* _REQUEST_
Return the entries below verbatim. Pictures stay out.

[Code that draws figures]
---

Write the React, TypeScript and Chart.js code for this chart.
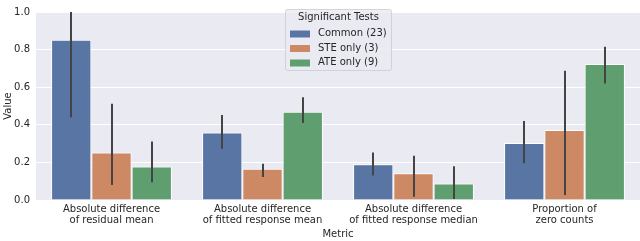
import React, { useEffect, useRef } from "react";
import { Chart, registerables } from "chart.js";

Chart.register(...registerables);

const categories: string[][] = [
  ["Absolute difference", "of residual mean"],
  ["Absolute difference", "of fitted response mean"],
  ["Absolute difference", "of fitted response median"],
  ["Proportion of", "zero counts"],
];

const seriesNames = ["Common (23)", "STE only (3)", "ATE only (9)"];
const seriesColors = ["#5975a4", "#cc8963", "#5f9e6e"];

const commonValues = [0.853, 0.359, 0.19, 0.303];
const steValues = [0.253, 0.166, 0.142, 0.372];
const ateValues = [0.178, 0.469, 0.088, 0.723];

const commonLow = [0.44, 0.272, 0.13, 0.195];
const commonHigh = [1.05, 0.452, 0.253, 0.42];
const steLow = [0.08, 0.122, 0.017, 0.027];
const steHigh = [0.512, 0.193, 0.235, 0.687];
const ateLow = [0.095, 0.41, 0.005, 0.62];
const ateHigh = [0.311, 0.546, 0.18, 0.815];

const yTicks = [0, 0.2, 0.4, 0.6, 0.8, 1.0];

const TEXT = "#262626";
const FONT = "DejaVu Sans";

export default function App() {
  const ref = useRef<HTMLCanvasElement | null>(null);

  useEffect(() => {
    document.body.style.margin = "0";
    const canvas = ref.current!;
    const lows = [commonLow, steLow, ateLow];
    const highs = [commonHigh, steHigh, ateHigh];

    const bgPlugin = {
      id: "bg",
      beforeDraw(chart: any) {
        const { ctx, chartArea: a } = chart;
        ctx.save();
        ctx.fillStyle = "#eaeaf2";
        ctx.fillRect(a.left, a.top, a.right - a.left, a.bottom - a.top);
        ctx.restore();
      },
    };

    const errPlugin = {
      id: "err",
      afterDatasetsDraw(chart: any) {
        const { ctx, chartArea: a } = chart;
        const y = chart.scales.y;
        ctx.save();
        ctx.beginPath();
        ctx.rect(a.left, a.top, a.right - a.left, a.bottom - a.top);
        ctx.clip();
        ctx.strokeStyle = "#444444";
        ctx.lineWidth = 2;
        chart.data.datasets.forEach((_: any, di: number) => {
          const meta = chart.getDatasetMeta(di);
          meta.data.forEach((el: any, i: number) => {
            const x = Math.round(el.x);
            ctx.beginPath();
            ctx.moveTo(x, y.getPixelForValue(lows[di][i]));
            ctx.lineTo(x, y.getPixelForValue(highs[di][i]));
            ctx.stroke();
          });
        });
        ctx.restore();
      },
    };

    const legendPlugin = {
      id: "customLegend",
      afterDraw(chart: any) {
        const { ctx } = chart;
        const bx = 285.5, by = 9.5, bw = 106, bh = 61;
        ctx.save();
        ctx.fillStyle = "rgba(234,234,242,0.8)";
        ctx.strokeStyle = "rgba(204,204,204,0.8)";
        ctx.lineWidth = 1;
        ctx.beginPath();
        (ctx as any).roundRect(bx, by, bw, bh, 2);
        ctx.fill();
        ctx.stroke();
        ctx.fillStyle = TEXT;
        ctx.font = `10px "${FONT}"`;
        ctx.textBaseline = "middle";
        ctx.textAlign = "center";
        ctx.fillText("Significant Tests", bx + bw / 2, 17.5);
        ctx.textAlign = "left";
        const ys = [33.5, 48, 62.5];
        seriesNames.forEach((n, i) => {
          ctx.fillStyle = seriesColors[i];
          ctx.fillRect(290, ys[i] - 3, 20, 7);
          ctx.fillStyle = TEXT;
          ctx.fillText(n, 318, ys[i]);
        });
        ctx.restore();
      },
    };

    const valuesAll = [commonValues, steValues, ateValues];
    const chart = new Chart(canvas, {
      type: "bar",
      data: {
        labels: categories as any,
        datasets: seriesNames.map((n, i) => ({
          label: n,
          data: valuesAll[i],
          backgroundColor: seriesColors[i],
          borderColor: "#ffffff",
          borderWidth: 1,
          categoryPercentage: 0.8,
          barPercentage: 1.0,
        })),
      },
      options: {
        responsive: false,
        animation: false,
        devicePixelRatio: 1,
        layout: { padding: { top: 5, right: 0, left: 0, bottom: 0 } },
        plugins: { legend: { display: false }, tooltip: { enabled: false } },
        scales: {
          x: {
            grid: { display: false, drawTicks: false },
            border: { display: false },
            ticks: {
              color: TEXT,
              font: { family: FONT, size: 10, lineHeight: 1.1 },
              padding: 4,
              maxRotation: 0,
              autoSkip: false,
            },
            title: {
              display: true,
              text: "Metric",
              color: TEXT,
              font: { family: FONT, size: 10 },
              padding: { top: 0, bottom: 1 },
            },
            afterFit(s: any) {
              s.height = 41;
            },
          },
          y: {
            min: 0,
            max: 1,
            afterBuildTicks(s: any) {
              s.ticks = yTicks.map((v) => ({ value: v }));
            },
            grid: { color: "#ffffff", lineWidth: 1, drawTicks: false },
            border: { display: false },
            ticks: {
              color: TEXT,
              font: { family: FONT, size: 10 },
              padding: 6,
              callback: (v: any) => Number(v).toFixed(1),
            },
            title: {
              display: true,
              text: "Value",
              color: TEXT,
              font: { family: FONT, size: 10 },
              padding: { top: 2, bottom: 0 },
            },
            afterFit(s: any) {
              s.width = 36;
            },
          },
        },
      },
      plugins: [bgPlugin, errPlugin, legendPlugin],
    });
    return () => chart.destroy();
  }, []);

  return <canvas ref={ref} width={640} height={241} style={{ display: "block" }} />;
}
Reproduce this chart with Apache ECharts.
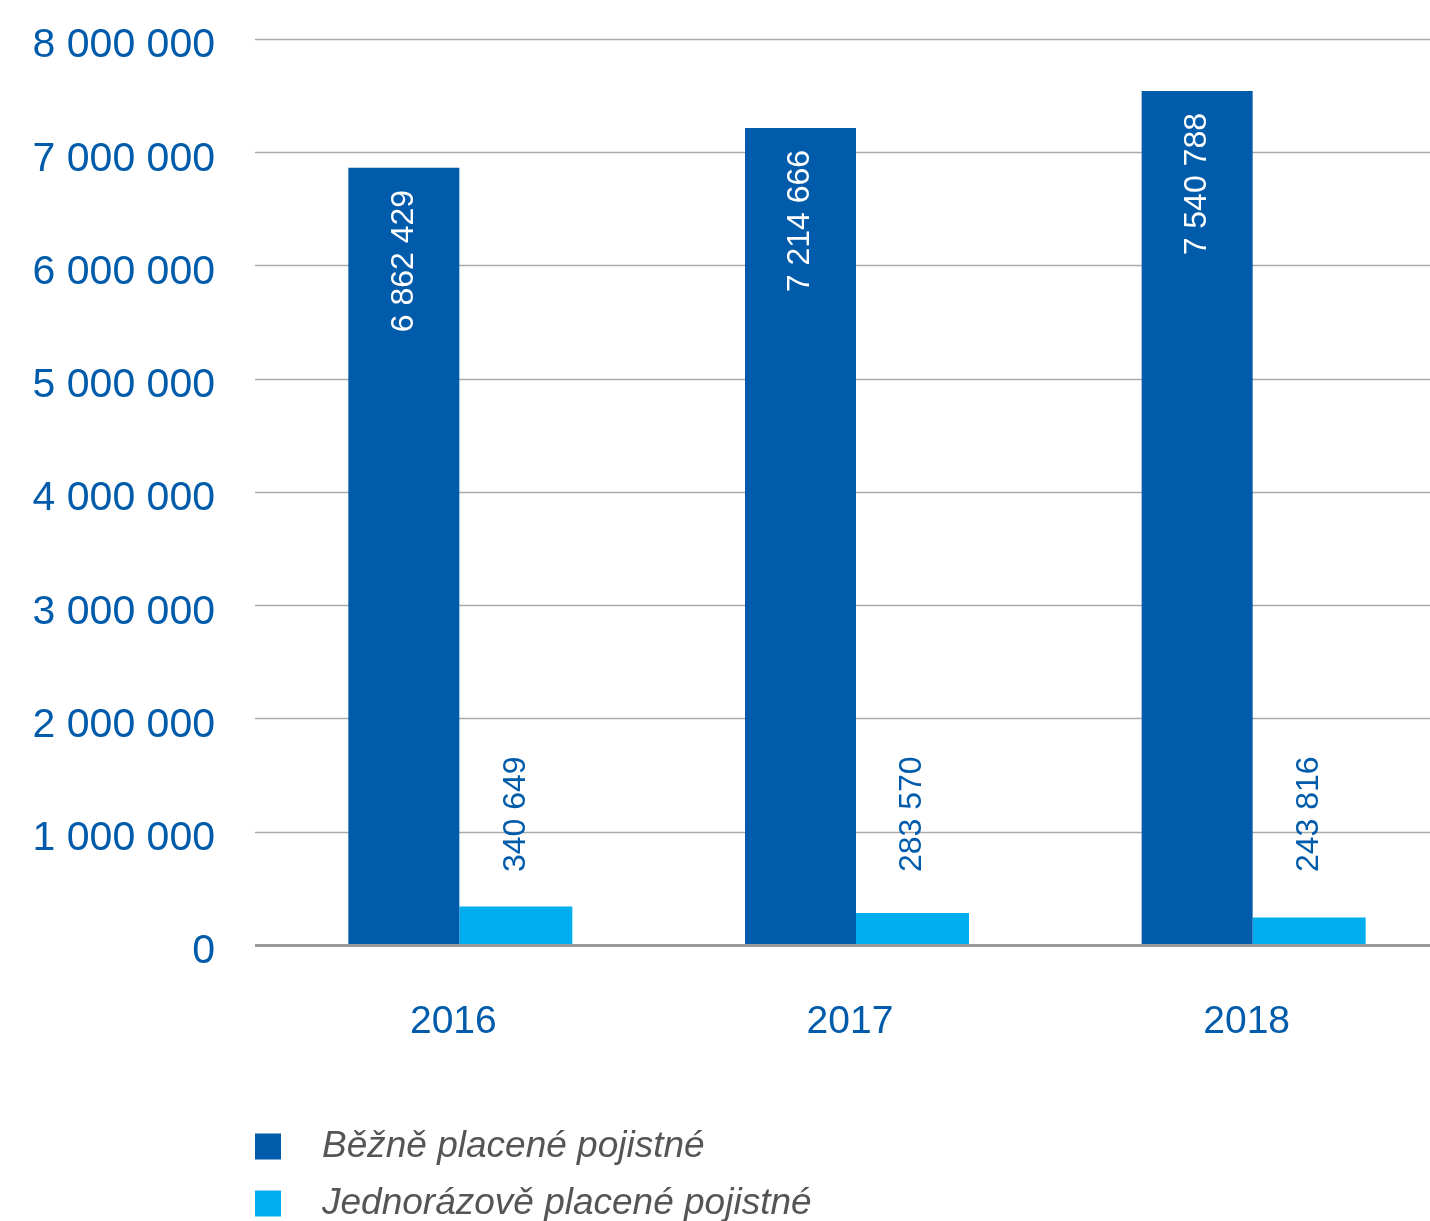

---

* _ANSWER TO THIS PROBLEM_
Write the React, TypeScript and Chart.js code for this chart.
import React, { useEffect, useRef } from "react";
import { Chart, registerables } from "chart.js";

Chart.register(...registerables);

const categories: string[][] = [
  ["Absolute difference", "of residual mean"],
  ["Absolute difference", "of fitted response mean"],
  ["Absolute difference", "of fitted response median"],
  ["Proportion of", "zero counts"],
];

const seriesNames = ["Common (23)", "STE only (3)", "ATE only (9)"];
const seriesColors = ["#5975a4", "#cc8963", "#5f9e6e"];

const commonValues = [0.853, 0.359, 0.19, 0.303];
const steValues = [0.253, 0.166, 0.142, 0.372];
const ateValues = [0.178, 0.469, 0.088, 0.723];

const commonLow = [0.44, 0.272, 0.13, 0.195];
const commonHigh = [1.05, 0.452, 0.253, 0.42];
const steLow = [0.08, 0.122, 0.017, 0.027];
const steHigh = [0.512, 0.193, 0.235, 0.687];
const ateLow = [0.095, 0.41, 0.005, 0.62];
const ateHigh = [0.311, 0.546, 0.18, 0.815];

const yTicks = [0, 0.2, 0.4, 0.6, 0.8, 1.0];

const TEXT = "#262626";
const FONT = "DejaVu Sans";

export default function App() {
  const ref = useRef<HTMLCanvasElement | null>(null);

  useEffect(() => {
    document.body.style.margin = "0";
    const canvas = ref.current!;
    const lows = [commonLow, steLow, ateLow];
    const highs = [commonHigh, steHigh, ateHigh];

    const bgPlugin = {
      id: "bg",
      beforeDraw(chart: any) {
        const { ctx, chartArea: a } = chart;
        ctx.save();
        ctx.fillStyle = "#eaeaf2";
        ctx.fillRect(a.left, a.top, a.right - a.left, a.bottom - a.top);
        ctx.restore();
      },
    };

    const errPlugin = {
      id: "err",
      afterDatasetsDraw(chart: any) {
        const { ctx, chartArea: a } = chart;
        const y = chart.scales.y;
        ctx.save();
        ctx.beginPath();
        ctx.rect(a.left, a.top, a.right - a.left, a.bottom - a.top);
        ctx.clip();
        ctx.strokeStyle = "#444444";
        ctx.lineWidth = 2;
        chart.data.datasets.forEach((_: any, di: number) => {
          const meta = chart.getDatasetMeta(di);
          meta.data.forEach((el: any, i: number) => {
            const x = Math.round(el.x);
            ctx.beginPath();
            ctx.moveTo(x, y.getPixelForValue(lows[di][i]));
            ctx.lineTo(x, y.getPixelForValue(highs[di][i]));
            ctx.stroke();
          });
        });
        ctx.restore();
      },
    };

    const legendPlugin = {
      id: "customLegend",
      afterDraw(chart: any) {
        const { ctx } = chart;
        const bx = 285.5, by = 9.5, bw = 106, bh = 61;
        ctx.save();
        ctx.fillStyle = "rgba(234,234,242,0.8)";
        ctx.strokeStyle = "rgba(204,204,204,0.8)";
        ctx.lineWidth = 1;
        ctx.beginPath();
        (ctx as any).roundRect(bx, by, bw, bh, 2);
        ctx.fill();
        ctx.stroke();
        ctx.fillStyle = TEXT;
        ctx.font = `10px "${FONT}"`;
        ctx.textBaseline = "middle";
        ctx.textAlign = "center";
        ctx.fillText("Significant Tests", bx + bw / 2, 17.5);
        ctx.textAlign = "left";
        const ys = [33.5, 48, 62.5];
        seriesNames.forEach((n, i) => {
          ctx.fillStyle = seriesColors[i];
          ctx.fillRect(290, ys[i] - 3, 20, 7);
          ctx.fillStyle = TEXT;
          ctx.fillText(n, 318, ys[i]);
        });
        ctx.restore();
      },
    };

    const valuesAll = [commonValues, steValues, ateValues];
    const chart = new Chart(canvas, {
      type: "bar",
      data: {
        labels: categories as any,
        datasets: seriesNames.map((n, i) => ({
          label: n,
          data: valuesAll[i],
          backgroundColor: seriesColors[i],
          borderColor: "#ffffff",
          borderWidth: 1,
          categoryPercentage: 0.8,
          barPercentage: 1.0,
        })),
      },
      options: {
        responsive: false,
        animation: false,
        devicePixelRatio: 1,
        layout: { padding: { top: 5, right: 0, left: 0, bottom: 0 } },
        plugins: { legend: { display: false }, tooltip: { enabled: false } },
        scales: {
          x: {
            grid: { display: false, drawTicks: false },
            border: { display: false },
            ticks: {
              color: TEXT,
              font: { family: FONT, size: 10, lineHeight: 1.1 },
              padding: 4,
              maxRotation: 0,
              autoSkip: false,
            },
            title: {
              display: true,
              text: "Metric",
              color: TEXT,
              font: { family: FONT, size: 10 },
              padding: { top: 0, bottom: 1 },
            },
            afterFit(s: any) {
              s.height = 41;
            },
          },
          y: {
            min: 0,
            max: 1,
            afterBuildTicks(s: any) {
              s.ticks = yTicks.map((v) => ({ value: v }));
            },
            grid: { color: "#ffffff", lineWidth: 1, drawTicks: false },
            border: { display: false },
            ticks: {
              color: TEXT,
              font: { family: FONT, size: 10 },
              padding: 6,
              callback: (v: any) => Number(v).toFixed(1),
            },
            title: {
              display: true,
              text: "Value",
              color: TEXT,
              font: { family: FONT, size: 10 },
              padding: { top: 2, bottom: 0 },
            },
            afterFit(s: any) {
              s.width = 36;
            },
          },
        },
      },
      plugins: [bgPlugin, errPlugin, legendPlugin],
    });
    return () => chart.destroy();
  }, []);

  return <canvas ref={ref} width={640} height={241} style={{ display: "block" }} />;
}
Reproduce this chart with Apache ECharts.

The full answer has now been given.